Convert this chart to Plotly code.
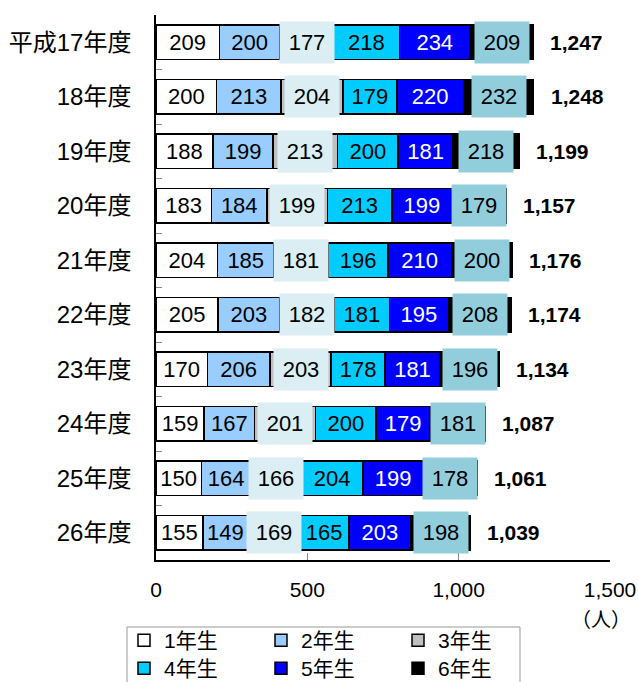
import plotly.graph_objects as go

categories = ["平成17年度", "18年度", "19年度", "20年度", "21年度",
              "22年度", "23年度", "24年度", "25年度", "26年度"]
grade1 = [209, 200, 188, 183, 204, 205, 170, 159, 150, 155]
grade2 = [200, 213, 199, 184, 185, 203, 206, 167, 164, 149]
grade3 = [177, 204, 213, 199, 181, 182, 203, 201, 166, 169]
grade4 = [218, 179, 200, 213, 196, 181, 178, 200, 204, 165]
grade5 = [234, 220, 181, 199, 210, 195, 181, 179, 199, 203]
grade6 = [209, 232, 218, 179, 200, 208, 196, 181, 178, 198]
series_names = ["1年生", "2年生", "3年生", "4年生", "5年生", "6年生"]
x_ticks = [0, 500, 1000, 1500]

series = [grade1, grade2, grade3, grade4, grade5, grade6]
colors = ["#FFFFFF", "#99CCFF", "#C0C0C0", "#00CCFF", "#0000FF", "#000000"]
text_colors = ["black", "black", "black", "black", "white", "black"]
boxed = {2: "#DAEEF3", 5: "#92CDDC"}

NUM_FONT = "Liberation Sans, Arial, Noto Sans CJK JP"
JP_FONT = "Liberation Sans, Noto Sans CJK JP"

L, R, T, B = 156, 28, 15, 122
W, H = 638, 682
PW, PH = W - L - R, H - T - B


def px_x(px):
    return (px - L) / PW


def px_y(py):
    return (T + PH - py) / PH


fig = go.Figure()
for i, (name, vals) in enumerate(zip(series_names, series)):
    show_text = i not in boxed
    fig.add_trace(go.Bar(
        y=categories, x=vals, name=name, orientation="h",
        marker=dict(color=colors[i], line=dict(color="black", width=1.5)),
        text=[str(v) for v in vals] if show_text else None,
        textposition="inside" if show_text else "none",
        insidetextanchor="middle",
        textangle=0,
        constraintext="none",
        textfont=dict(family=NUM_FONT, size=22, color=text_colors[i]),
        hoverinfo="skip",
        legend="legend" if i < 3 else "legend2",
    ))

annotations = []
totals = [sum(s[k] for s in series) for k in range(len(categories))]
for k, cat in enumerate(categories):
    cum = 0
    for i, vals in enumerate(series):
        v = vals[k]
        if i in boxed:
            annotations.append(dict(
                x=cum + v / 2, y=cat, xref="x", yref="y",
                text=str(v), showarrow=False,
                bgcolor=boxed[i], width=54, height=41, borderpad=0,
                font=dict(family=NUM_FONT, size=22, color="black"),
                align="center", valign="middle",
            ))
        cum += v
    annotations.append(dict(
        x=totals[k], y=cat, xref="x", yref="y",
        text="<b>{:,}</b>".format(totals[k]), showarrow=False,
        xanchor="left", xshift=15,
        font=dict(family=NUM_FONT, size=21, color="black"),
    ))

annotations.append(dict(
    x=px_x(601), y=px_y(620), xref="paper", yref="paper",
    xanchor="center", yanchor="middle",
    text="（人）", showarrow=False,
    font=dict(family=JP_FONT, size=20, color="black"),
))

legend_common = dict(
    orientation="h", x=px_x(124), xanchor="left", yanchor="top",
    borderwidth=0, bgcolor="rgba(0,0,0,0)",
    entrywidth=92, entrywidthmode="pixels",
    font=dict(family=JP_FONT, size=21), traceorder="normal",
    itemwidth=30,
)

fig.update_layout(
    width=W, height=H,
    margin=dict(l=L, r=R, t=T, b=B, autoexpand=False),
    barmode="stack", bargap=0.36,
    plot_bgcolor="white", paper_bgcolor="white",
    font=dict(family=JP_FONT, size=20, color="black"),
    xaxis=dict(
        range=[0, 1500], tickvals=x_ticks, tickformat=",",
        ticks="inside", ticklen=7, tickcolor="#888888", tickwidth=1,
        showline=True, linecolor="black", linewidth=1.5,
        showgrid=False, zeroline=False,
        tickfont=dict(family=NUM_FONT, size=21),
        ticklabelstandoff=10,
    ),
    yaxis=dict(
        categoryorder="array", categoryarray=categories, autorange="reversed",
        ticks="inside", tickson="boundaries", ticklen=6, tickcolor="#888888",
        showline=True, linecolor="black", linewidth=1.5,
        showgrid=False, zeroline=False,
        tickfont=dict(family=JP_FONT, size=24),
        ticklabelstandoff=18,
    ),
    legend=dict(legend_common, y=px_y(620)),
    legend2=dict(legend_common, y=px_y(648)),
    shapes=[dict(
        type="rect", xref="paper", yref="paper",
        x0=px_x(127), x1=px_x(520), y0=px_y(627), y1=px_y(700),
        line=dict(color="#999999", width=1), fillcolor="rgba(0,0,0,0)",
        layer="below",
    )],
    annotations=annotations,
)

fig.write_html("out.html", config={"displayModeBar": False},
               post_script="document.body.style.margin='0';")
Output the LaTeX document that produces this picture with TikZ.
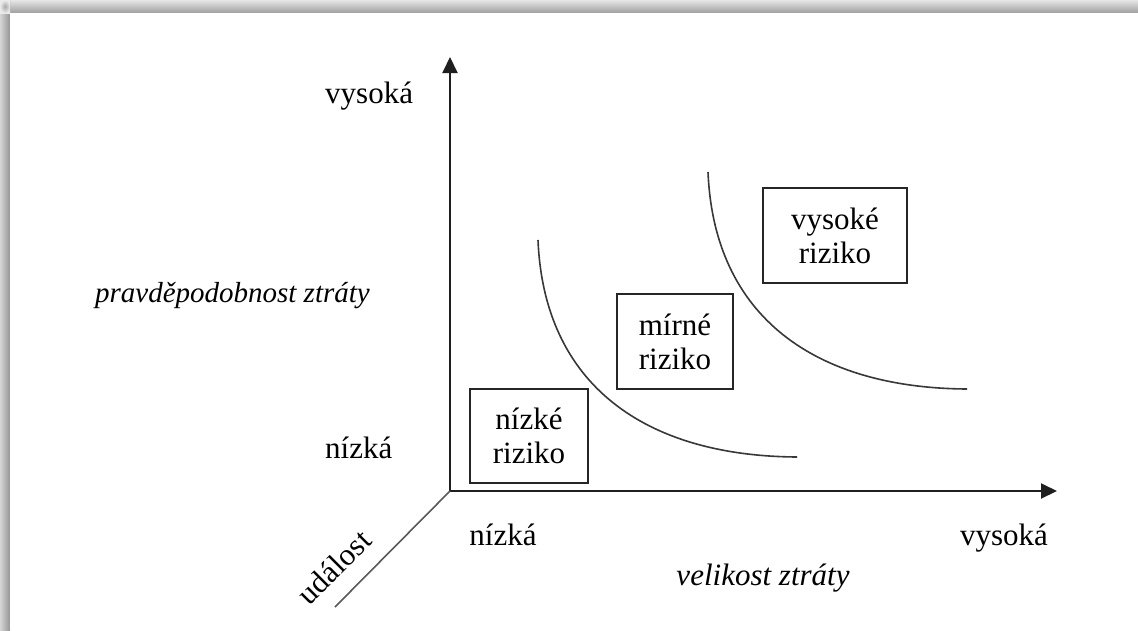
\documentclass[tikz,border=0pt]{standalone}
\usepackage{fontspec}
\setmainfont{Liberation Serif}
\usetikzlibrary{arrows.meta}
\begin{document}
\begin{tikzpicture}[x=1pt,y=-1pt,
  lbl/.style={font=\fontsize{31}{34}\selectfont, inner sep=0pt},
  ilbl/.style={lbl, font=\fontsize{31}{34}\selectfont\itshape},
  axis/.style={line width=2pt, draw=black!88, -{Triangle[length=16pt,width=15pt]}},
  zone/.style={draw=black!85, line width=2pt, inner sep=0pt, align=center,
    font=\fontsize{31}{34}\selectfont},
  level/.style={line width=1.6pt, draw=black!78},
  depth/.style={line width=1.6pt, draw=black!65}]
  \useasboundingbox (0,0) rectangle (1138,630);
  % page with a soft shadow along the top and left edges
  \fill[white] (0,0) rectangle (1138,630);
  \shade[top color=black!10, bottom color=black!38] (0,0) rectangle (1138,13);
  \shade[left color=black!16, right color=black!42] (0,0) rectangle (10,630);
  \shade[inner color=black!34, outer color=black!8] (0,0) rectangle (10,13);
  \fill[white] (10,13) rectangle (1138,630);

  % axes
  \coordinate (O) at (450,491);
  \coordinate (ytop) at (450,57);
  \coordinate (xend) at (1057,491);
  \coordinate (zend) at (335,607);
  \draw[axis] (O) -- (ytop);
  \draw[axis] (O) -- (xend);
  \draw[depth] (O) -- (zend);

  % axis labels
  \node[lbl, anchor=base west] (yhigh) at (325,103) {vysoká};
  \node[lbl, anchor=base west] (ylow) at (325,458) {nízká};
  \node[ilbl, font=\fontsize{29}{32}\selectfont\itshape, anchor=base east] (ytitle) at (370,302) {pravděpodobnost ztráty};
  \node[lbl, anchor=base] (xlow) at (503,545) {nízká};
  \node[lbl, anchor=base] (xhigh) at (1004,545) {vysoká};
  \node[ilbl, anchor=base] (xtitle) at (763,585) {velikost ztráty};
  \node[lbl, rotate=45] (event) at (334,567) {událost};

  % iso-risk curves
  \coordinate (c1a) at (538,240);
  \coordinate (c1b) at (797,457);
  \coordinate (c2a) at (708,172);
  \coordinate (c2b) at (967,389);
  \draw[level] (c1a) .. controls (544,385) and (645,456) .. (c1b);
  \draw[level] (c2a) .. controls (714,317) and (815,388) .. (c2b);

  % risk zones
  \node[zone, minimum width=118pt, minimum height=94pt] (low) at (529,436) {nízké\\riziko};
  \node[zone, minimum width=116pt, minimum height=95pt] (mid) at (675,341.5) {mírné\\riziko};
  \node[zone, minimum width=144pt, minimum height=95pt] (high) at (835,235.5) {vysoké\\riziko};
\end{tikzpicture}
\end{document}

☆ ☆ ☆

● TASK
Give every line above again exactly, with no pictures.

● RESULT OF THE TASK
Convert this chart to Plotly code.
import plotly.graph_objects as go

categories = ["平成17年度", "18年度", "19年度", "20年度", "21年度",
              "22年度", "23年度", "24年度", "25年度", "26年度"]
grade1 = [209, 200, 188, 183, 204, 205, 170, 159, 150, 155]
grade2 = [200, 213, 199, 184, 185, 203, 206, 167, 164, 149]
grade3 = [177, 204, 213, 199, 181, 182, 203, 201, 166, 169]
grade4 = [218, 179, 200, 213, 196, 181, 178, 200, 204, 165]
grade5 = [234, 220, 181, 199, 210, 195, 181, 179, 199, 203]
grade6 = [209, 232, 218, 179, 200, 208, 196, 181, 178, 198]
series_names = ["1年生", "2年生", "3年生", "4年生", "5年生", "6年生"]
x_ticks = [0, 500, 1000, 1500]

series = [grade1, grade2, grade3, grade4, grade5, grade6]
colors = ["#FFFFFF", "#99CCFF", "#C0C0C0", "#00CCFF", "#0000FF", "#000000"]
text_colors = ["black", "black", "black", "black", "white", "black"]
boxed = {2: "#DAEEF3", 5: "#92CDDC"}

NUM_FONT = "Liberation Sans, Arial, Noto Sans CJK JP"
JP_FONT = "Liberation Sans, Noto Sans CJK JP"

L, R, T, B = 156, 28, 15, 122
W, H = 638, 682
PW, PH = W - L - R, H - T - B


def px_x(px):
    return (px - L) / PW


def px_y(py):
    return (T + PH - py) / PH


fig = go.Figure()
for i, (name, vals) in enumerate(zip(series_names, series)):
    show_text = i not in boxed
    fig.add_trace(go.Bar(
        y=categories, x=vals, name=name, orientation="h",
        marker=dict(color=colors[i], line=dict(color="black", width=1.5)),
        text=[str(v) for v in vals] if show_text else None,
        textposition="inside" if show_text else "none",
        insidetextanchor="middle",
        textangle=0,
        constraintext="none",
        textfont=dict(family=NUM_FONT, size=22, color=text_colors[i]),
        hoverinfo="skip",
        legend="legend" if i < 3 else "legend2",
    ))

annotations = []
totals = [sum(s[k] for s in series) for k in range(len(categories))]
for k, cat in enumerate(categories):
    cum = 0
    for i, vals in enumerate(series):
        v = vals[k]
        if i in boxed:
            annotations.append(dict(
                x=cum + v / 2, y=cat, xref="x", yref="y",
                text=str(v), showarrow=False,
                bgcolor=boxed[i], width=54, height=41, borderpad=0,
                font=dict(family=NUM_FONT, size=22, color="black"),
                align="center", valign="middle",
            ))
        cum += v
    annotations.append(dict(
        x=totals[k], y=cat, xref="x", yref="y",
        text="<b>{:,}</b>".format(totals[k]), showarrow=False,
        xanchor="left", xshift=15,
        font=dict(family=NUM_FONT, size=21, color="black"),
    ))

annotations.append(dict(
    x=px_x(601), y=px_y(620), xref="paper", yref="paper",
    xanchor="center", yanchor="middle",
    text="（人）", showarrow=False,
    font=dict(family=JP_FONT, size=20, color="black"),
))

legend_common = dict(
    orientation="h", x=px_x(124), xanchor="left", yanchor="top",
    borderwidth=0, bgcolor="rgba(0,0,0,0)",
    entrywidth=92, entrywidthmode="pixels",
    font=dict(family=JP_FONT, size=21), traceorder="normal",
    itemwidth=30,
)

fig.update_layout(
    width=W, height=H,
    margin=dict(l=L, r=R, t=T, b=B, autoexpand=False),
    barmode="stack", bargap=0.36,
    plot_bgcolor="white", paper_bgcolor="white",
    font=dict(family=JP_FONT, size=20, color="black"),
    xaxis=dict(
        range=[0, 1500], tickvals=x_ticks, tickformat=",",
        ticks="inside", ticklen=7, tickcolor="#888888", tickwidth=1,
        showline=True, linecolor="black", linewidth=1.5,
        showgrid=False, zeroline=False,
        tickfont=dict(family=NUM_FONT, size=21),
        ticklabelstandoff=10,
    ),
    yaxis=dict(
        categoryorder="array", categoryarray=categories, autorange="reversed",
        ticks="inside", tickson="boundaries", ticklen=6, tickcolor="#888888",
        showline=True, linecolor="black", linewidth=1.5,
        showgrid=False, zeroline=False,
        tickfont=dict(family=JP_FONT, size=24),
        ticklabelstandoff=18,
    ),
    legend=dict(legend_common, y=px_y(620)),
    legend2=dict(legend_common, y=px_y(648)),
    shapes=[dict(
        type="rect", xref="paper", yref="paper",
        x0=px_x(127), x1=px_x(520), y0=px_y(627), y1=px_y(700),
        line=dict(color="#999999", width=1), fillcolor="rgba(0,0,0,0)",
        layer="below",
    )],
    annotations=annotations,
)

fig.write_html("out.html", config={"displayModeBar": False},
               post_script="document.body.style.margin='0';")
Output the LaTeX document that produces this picture with TikZ.
\documentclass[tikz,border=0pt]{standalone}
\usepackage{fontspec}
\setmainfont{Liberation Serif}
\usetikzlibrary{arrows.meta}
\begin{document}
\begin{tikzpicture}[x=1pt,y=-1pt,
  lbl/.style={font=\fontsize{31}{34}\selectfont, inner sep=0pt},
  ilbl/.style={lbl, font=\fontsize{31}{34}\selectfont\itshape},
  axis/.style={line width=2pt, draw=black!88, -{Triangle[length=16pt,width=15pt]}},
  zone/.style={draw=black!85, line width=2pt, inner sep=0pt, align=center,
    font=\fontsize{31}{34}\selectfont},
  level/.style={line width=1.6pt, draw=black!78},
  depth/.style={line width=1.6pt, draw=black!65}]
  \useasboundingbox (0,0) rectangle (1138,630);
  % page with a soft shadow along the top and left edges
  \fill[white] (0,0) rectangle (1138,630);
  \shade[top color=black!10, bottom color=black!38] (0,0) rectangle (1138,13);
  \shade[left color=black!16, right color=black!42] (0,0) rectangle (10,630);
  \shade[inner color=black!34, outer color=black!8] (0,0) rectangle (10,13);
  \fill[white] (10,13) rectangle (1138,630);

  % axes
  \coordinate (O) at (450,491);
  \coordinate (ytop) at (450,57);
  \coordinate (xend) at (1057,491);
  \coordinate (zend) at (335,607);
  \draw[axis] (O) -- (ytop);
  \draw[axis] (O) -- (xend);
  \draw[depth] (O) -- (zend);

  % axis labels
  \node[lbl, anchor=base west] (yhigh) at (325,103) {vysoká};
  \node[lbl, anchor=base west] (ylow) at (325,458) {nízká};
  \node[ilbl, font=\fontsize{29}{32}\selectfont\itshape, anchor=base east] (ytitle) at (370,302) {pravděpodobnost ztráty};
  \node[lbl, anchor=base] (xlow) at (503,545) {nízká};
  \node[lbl, anchor=base] (xhigh) at (1004,545) {vysoká};
  \node[ilbl, anchor=base] (xtitle) at (763,585) {velikost ztráty};
  \node[lbl, rotate=45] (event) at (334,567) {událost};

  % iso-risk curves
  \coordinate (c1a) at (538,240);
  \coordinate (c1b) at (797,457);
  \coordinate (c2a) at (708,172);
  \coordinate (c2b) at (967,389);
  \draw[level] (c1a) .. controls (544,385) and (645,456) .. (c1b);
  \draw[level] (c2a) .. controls (714,317) and (815,388) .. (c2b);

  % risk zones
  \node[zone, minimum width=118pt, minimum height=94pt] (low) at (529,436) {nízké\\riziko};
  \node[zone, minimum width=116pt, minimum height=95pt] (mid) at (675,341.5) {mírné\\riziko};
  \node[zone, minimum width=144pt, minimum height=95pt] (high) at (835,235.5) {vysoké\\riziko};
\end{tikzpicture}
\end{document}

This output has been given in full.